Potential Criminal Liability

Violations to the restrictions or rules on outsourcing may also create criminal liability. For example, using schemes to simulate the provision of specialized services or subcontracting personnel to perform activities related to the Principal’s corporate purposes or main business activities may constitute tax fraud.

Effective Dates

The amendments to Mexico’s Federal Labor Law, Social Security Law and National Workers’ Housing Fund Law became effective April 24, 2021, but compliance with certain new requirements (e.g. creation of registry for Subcontractors, filing information by Subcontractors) will commence at later dates. The amendments to the Tax Code, Income Tax Law and Value Added Tax Law will become effective on August 1, 2021.

Takeaway

The amended rules on outsourcing in Mexico will have a significant impact on many businesses.

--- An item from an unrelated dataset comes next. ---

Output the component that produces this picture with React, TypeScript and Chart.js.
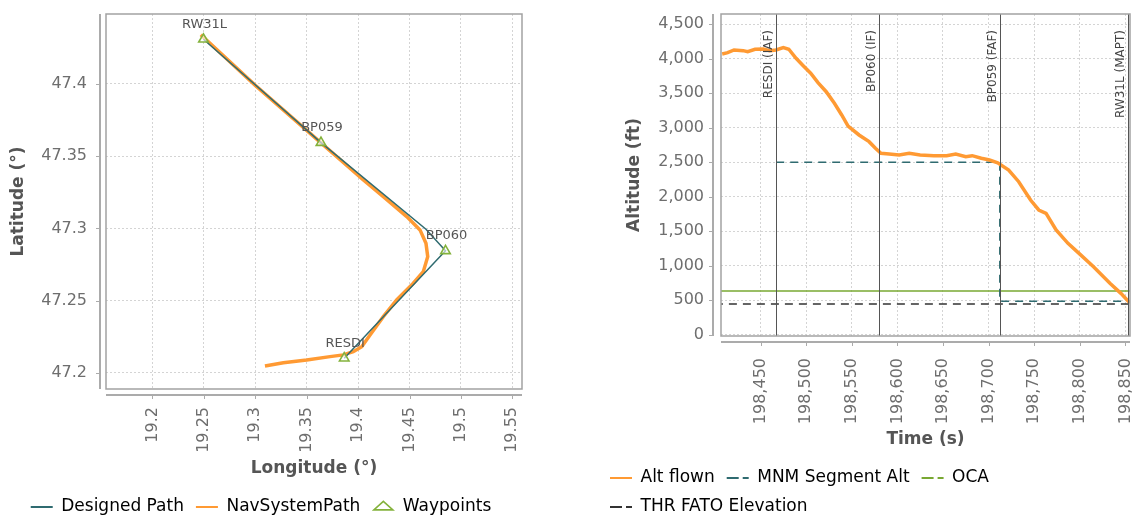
import React, { useEffect, useRef } from 'react';
import { Chart, registerables } from 'chart.js';

Chart.register(...registerables);

const FONT = "'DejaVu Sans', 'Noto Sans', sans-serif";
Chart.defaults.font.family = FONT;

// ---------- Left chart data (lateral path) ----------
const waypointNames = ['RW31L', 'BP059', 'BP060', 'RESDI'];
const waypointLon = [19.2496, 19.3639, 19.485, 19.3865];
const waypointLat = [47.4309, 47.3594, 47.2845, 47.2102];

const designedLon = [19.2496, 19.3639, 19.466, 19.485, 19.3865];
const designedLat = [47.4309, 47.3594, 47.2995, 47.2845, 47.2102];

const navLon = [19.3094, 19.3273, 19.35, 19.3727, 19.3856, 19.3953, 19.4035, 19.4116, 19.4245, 19.4375, 19.4537, 19.4634, 19.4677, 19.466, 19.4602, 19.4473, 19.4245, 19.4051, 19.365, 19.3, 19.247];
const navLat = [47.2048, 47.2071, 47.209, 47.2113, 47.2125, 47.2147, 47.2182, 47.2263, 47.239, 47.2505, 47.2621, 47.2701, 47.2805, 47.2898, 47.299, 47.3082, 47.322, 47.3336, 47.3585, 47.399, 47.434];

const lonTicks = [19.2, 19.25, 19.3, 19.35, 19.4, 19.45, 19.5, 19.55];
const latTicks = [47.2, 47.25, 47.3, 47.35, 47.4];
const lonRange = [19.1548, 19.5594];
const latRange = [47.1889, 47.4484];

// ---------- Right chart data (vertical profile) ----------
const timeValues = [198408, 198414, 198421, 198431, 198436, 198444, 198453, 198460, 198467, 198475, 198481, 198489, 198496, 198505, 198513, 198522, 198531, 198539, 198546, 198558, 198569, 198576, 198582, 198591, 198602, 198613, 198625, 198640, 198654, 198664, 198675, 198682, 198692, 198701, 198710, 198722, 198733, 198746, 198755, 198763, 198774, 198787, 198800, 198815, 198833, 198845, 198855];
const altFlown = [4070, 4089, 4128, 4118, 4103, 4138, 4142, 4118, 4128, 4161, 4138, 4007, 3910, 3790, 3654, 3523, 3355, 3186, 3026, 2896, 2799, 2703, 2630, 2620, 2606, 2630, 2606, 2596, 2596, 2620, 2581, 2596, 2558, 2533, 2494, 2388, 2219, 1953, 1809, 1761, 1519, 1326, 1170, 987, 746, 601, 460];

const fixTimes = [198467.2, 198579.8, 198712.3, 198853];
const fixLabels = ['RESDI (IAF)', 'BP060 (IF)', 'BP059 (FAF)', 'RW31L (MAPT)'];

const mnmTimes = [198467.2, 198712.3, 198712.3, 198860];
const mnmAlt = [2500, 2500, 485, 485];
const ocaTimes = [198400, 198860];
const ocaAlt = [635, 635];
const thrTimes = [198400, 198860];
const thrAlt = [446, 446];

const timeTicks = [198450, 198500, 198550, 198600, 198650, 198700, 198750, 198800, 198850];
const altTicks = [0, 500, 1000, 1500, 2000, 2500, 3000, 3500, 4000, 4500];
const timeRange = [198406.7, 198855];
const altRange = [-17, 4649];

// ---------- styles ----------
const ORANGE = '#ff9a33';
const TEAL = '#2f6b70';
const GREEN = '#84b23c';
const OCA_GREEN = '#79a832';
const GRID = '#d4d4d4';
const TICK_COLOR = '#6e6e6e';
const TITLE_COLOR = '#555555';

const pts = (xs: number[], ys: number[]) => xs.map((x, i) => ({ x, y: ys[i] }));

const noPad = (s: any) => {
  s.paddingTop = 0;
  s.paddingBottom = 0;
  s.paddingLeft = 0;
  s.paddingRight = 0;
};

function makeFrame(yGap: number, xGap: number) {
  return {
    id: 'frame',
    afterDraw(chart: any) {
      const { ctx, chartArea: a, scales } = chart;
      ctx.save();
      ctx.strokeStyle = '#a2a2a2';
      ctx.lineWidth = 1.5;
      ctx.strokeRect(a.left, a.top, a.right - a.left, a.bottom - a.top);
      ctx.strokeStyle = '#ababab';
      ctx.lineWidth = 2;
      const yx = a.left - yGap;
      const xy = a.bottom + xGap;
      ctx.beginPath();
      ctx.moveTo(yx, a.top);
      ctx.lineTo(yx, a.bottom);
      ctx.moveTo(a.left, xy);
      ctx.lineTo(a.right, xy);
      ctx.stroke();
      ctx.lineWidth = 1;
      ctx.beginPath();
      scales.y.ticks.forEach((t: any) => {
        const p = Math.round(scales.y.getPixelForValue(t.value)) + 0.5;
        ctx.moveTo(yx - 4, p);
        ctx.lineTo(yx, p);
      });
      scales.x.ticks.forEach((t: any) => {
        const p = Math.round(scales.x.getPixelForValue(t.value)) + 0.5;
        ctx.moveTo(p, xy);
        ctx.lineTo(p, xy + 4);
      });
      ctx.stroke();
      ctx.restore();
    },
  };
}

const waypointLabelPlugin = {
  id: 'wpLabels',
  afterDatasetsDraw(chart: any) {
    const { ctx, scales } = chart;
    ctx.save();
    ctx.font = `13px ${FONT}`;
    ctx.fillStyle = '#555555';
    ctx.textAlign = 'center';
    ctx.textBaseline = 'middle';
    waypointNames.forEach((n, i) => {
      const x = scales.x.getPixelForValue(waypointLon[i]);
      const y = scales.y.getPixelForValue(waypointLat[i]);
      ctx.fillText(n, x + 1, y - 15);
    });
    ctx.restore();
  },
};

const fixLinesPlugin = {
  id: 'fixLines',
  afterDatasetsDraw(chart: any) {
    const { ctx, chartArea: a, scales } = chart;
    ctx.save();
    ctx.strokeStyle = '#555555';
    ctx.lineWidth = 1;
    ctx.font = `12px ${FONT}`;
    ctx.fillStyle = '#444444';
    fixTimes.forEach((t, i) => {
      const x = Math.round(scales.x.getPixelForValue(t)) + 0.5;
      ctx.beginPath();
      ctx.moveTo(x, a.top);
      ctx.lineTo(x, a.bottom);
      ctx.stroke();
      ctx.save();
      ctx.translate(x - 8, a.top + 16);
      ctx.rotate(-Math.PI / 2);
      ctx.textAlign = 'right';
      ctx.textBaseline = 'middle';
      ctx.fillText(fixLabels[i], 0, 0);
      ctx.restore();
    });
    ctx.restore();
  },
};

const tickFont = { family: FONT, size: 16 };
const titleFont = { family: FONT, size: 17, weight: 'bold' as const };
const legendFont = { family: FONT, size: 17 };

function leftConfig(): any {
  return {
    type: 'line',
    data: {
      datasets: [
        { label: 'Designed Path', data: pts(designedLon, designedLat), borderColor: TEAL, backgroundColor: TEAL, borderWidth: 1.5, pointRadius: 0, order: 1 },
        { label: 'NavSystemPath', data: pts(navLon, navLat), borderColor: ORANGE, backgroundColor: ORANGE, borderWidth: 3.5, pointRadius: 0, order: 2 },
        { label: 'Waypoints', data: pts(waypointLon, waypointLat), showLine: false, pointStyle: 'triangle', pointRadius: 5.5, borderColor: GREEN, backgroundColor: 'rgba(255,255,255,0.6)', pointBorderWidth: 1.6, order: 0 },
      ],
    },
    options: {
      animation: false,
      responsive: false,
      layout: { padding: { left: 0, top: 14, right: 38, bottom: 4.5 } },
      plugins: {
        tooltip: { enabled: false },
        legend: {
          position: 'bottom',
          align: 'center',
          labels: {
            usePointStyle: true,
            pointStyleWidth: 22,
            boxHeight: 8,
            padding: 12,
            font: legendFont,
            color: '#555555',
            generateLabels: (chart: any) =>
              chart.data.datasets.map((ds: any, i: number) => ({
                text: ds.label,
                fillStyle: i === 2 ? '#ffffff' : ds.borderColor,
                strokeStyle: ds.borderColor,
                lineWidth: i === 2 ? 1.6 : 2,
                lineDash: [],
                pointStyle: i === 2 ? 'triangle' : 'line',
                hidden: false,
                datasetIndex: i,
              })),
          },
        },
      },
      scales: {
        x: {
          type: 'linear',
          min: lonRange[0],
          max: lonRange[1],
          afterBuildTicks: (s: any) => { s.ticks = lonTicks.map((v) => ({ value: v })); },
          afterFit: (s: any) => { s.height = 97.5; noPad(s); },
          grid: { color: GRID, drawTicks: false, lineWidth: 1 },
          border: { display: false, dash: [2, 2] },
          ticks: { autoSkip: false, minRotation: 90, maxRotation: 90, padding: 18, color: TICK_COLOR, font: tickFont, callback: (v: any) => String(Number(Number(v).toFixed(3))) },
          title: { display: true, text: 'Longitude (°)', color: TITLE_COLOR, font: titleFont, padding: { top: 0, bottom: 7.3 } },
        },
        y: {
          type: 'linear',
          min: latRange[0],
          max: latRange[1],
          afterBuildTicks: (s: any) => { s.ticks = latTicks.map((v) => ({ value: v })); },
          afterFit: (s: any) => { s.width = 106; noPad(s); },
          grid: { color: GRID, drawTicks: false, lineWidth: 1 },
          border: { display: false, dash: [2, 2] },
          ticks: { padding: 19, color: TICK_COLOR, font: tickFont, callback: (v: any) => String(Number(Number(v).toFixed(3))) },
          title: { display: true, text: 'Latitude (°)', color: TITLE_COLOR, font: titleFont, padding: { top: 8.8, bottom: 0 } },
        },
      },
    },
    plugins: [makeFrame(6, 6), waypointLabelPlugin],
  };
}

function rightConfig(): any {
  return {
    type: 'line',
    data: {
      datasets: [
        { label: 'Alt flown', data: pts(timeValues, altFlown), borderColor: ORANGE, backgroundColor: ORANGE, borderWidth: 3.5, pointRadius: 0, order: 0 },
        { label: 'MNM Segment Alt', data: pts(mnmTimes, mnmAlt), borderColor: TEAL, backgroundColor: TEAL, borderWidth: 1.5, borderDash: [8, 6], pointRadius: 0, order: 1 },
        { label: 'OCA', data: pts(ocaTimes, ocaAlt), borderColor: OCA_GREEN, backgroundColor: OCA_GREEN, borderWidth: 1.5, pointRadius: 0, order: 2 },
        { label: 'THR FATO Elevation', data: pts(thrTimes, thrAlt), borderColor: '#333333', backgroundColor: '#333333', borderWidth: 1.5, borderDash: [8, 6], pointRadius: 0, order: 3 },
      ],
    },
    options: {
      animation: false,
      responsive: false,
      layout: { padding: { left: 38, top: 14, right: 34, bottom: 4.5 } },
      plugins: {
        tooltip: { enabled: false },
        legend: {
          position: 'bottom',
          align: 'start',
          labels: {
            usePointStyle: true,
            pointStyleWidth: 22,
            boxHeight: 8,
            padding: 12,
            font: legendFont,
            color: '#555555',
            generateLabels: (chart: any) =>
              chart.data.datasets.map((ds: any, i: number) => ({
                text: ds.label,
                fillStyle: ds.borderColor,
                strokeStyle: ds.borderColor,
                lineWidth: 2,
                lineDash: i === 0 ? [] : [12, 4],
                pointStyle: 'line',
                hidden: false,
                datasetIndex: i,
              })),
          },
        },
      },
      scales: {
        x: {
          type: 'linear',
          min: timeRange[0],
          max: timeRange[1],
          afterBuildTicks: (s: any) => { s.ticks = timeTicks.map((v) => ({ value: v })); },
          afterFit: (s: any) => { s.height = 121.5; noPad(s); },
          grid: { color: GRID, drawTicks: false, lineWidth: 1 },
          border: { display: false, dash: [2, 2] },
          ticks: { autoSkip: false, minRotation: 90, maxRotation: 90, padding: 22, color: TICK_COLOR, font: tickFont, callback: (v: any) => Number(v).toLocaleString('en-US') },
          title: { display: true, text: 'Time (s)', color: TITLE_COLOR, font: titleFont, padding: { top: 0, bottom: 7.3 } },
        },
        y: {
          type: 'linear',
          min: altRange[0],
          max: altRange[1],
          afterBuildTicks: (s: any) => { s.ticks = altTicks.map((v) => ({ value: v })); },
          afterFit: (s: any) => { s.width = 123; noPad(s); },
          grid: { color: GRID, drawTicks: false, lineWidth: 1 },
          border: { display: false, dash: [2, 2] },
          ticks: { padding: 17, color: TICK_COLOR, font: tickFont, callback: (v: any) => Number(v).toLocaleString('en-US') },
          title: { display: true, text: 'Altitude (ft)', color: TITLE_COLOR, font: titleFont, padding: { top: 26.8, bottom: 0 } },
        },
      },
    },
    plugins: [makeFrame(8, 6), fixLinesPlugin],
  };
}

export default function App() {
  const leftRef = useRef<HTMLCanvasElement>(null);
  const rightRef = useRef<HTMLCanvasElement>(null);

  useEffect(() => {
    const c1 = new Chart(leftRef.current as HTMLCanvasElement, leftConfig());
    const c2 = new Chart(rightRef.current as HTMLCanvasElement, rightConfig());
    return () => {
      c1.destroy();
      c2.destroy();
    };
  }, []);

  return (
    <div style={{ position: 'fixed', left: 0, top: 0, width: 1134, height: 518, overflow: 'hidden', background: '#ffffff' }}>
      <div style={{ position: 'absolute', left: 0, top: 0, width: 560, height: 530 }}>
        <canvas ref={leftRef} width={560} height={530} />
      </div>
      <div style={{ position: 'absolute', left: 560, top: 0, width: 604, height: 530 }}>
        <canvas ref={rightRef} width={604} height={530} />
      </div>
    </div>
  );
}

The reform will affect specially companies that currently use outsourcing arrangements. Those companies must take all actions necessary to become compliant with the new rules as soon as possible but no later than August 1, 2021 (or July 23, 2021, if they want to use employer substitution to become compliant). In addition to complying with the new rules described above, many companies will have to assess the financial impact that implementing these changes may have on their bottom line and explore alternatives to address it.

While Mexico’s labor reform of 2012 already limited the use of outsourcing, many businesses ignored those rules and their enforcement was very lax. The current changes have significantly more punishing consequences for misusing outsourcing and it is expected that the current administration will enforce the new rules vigorously.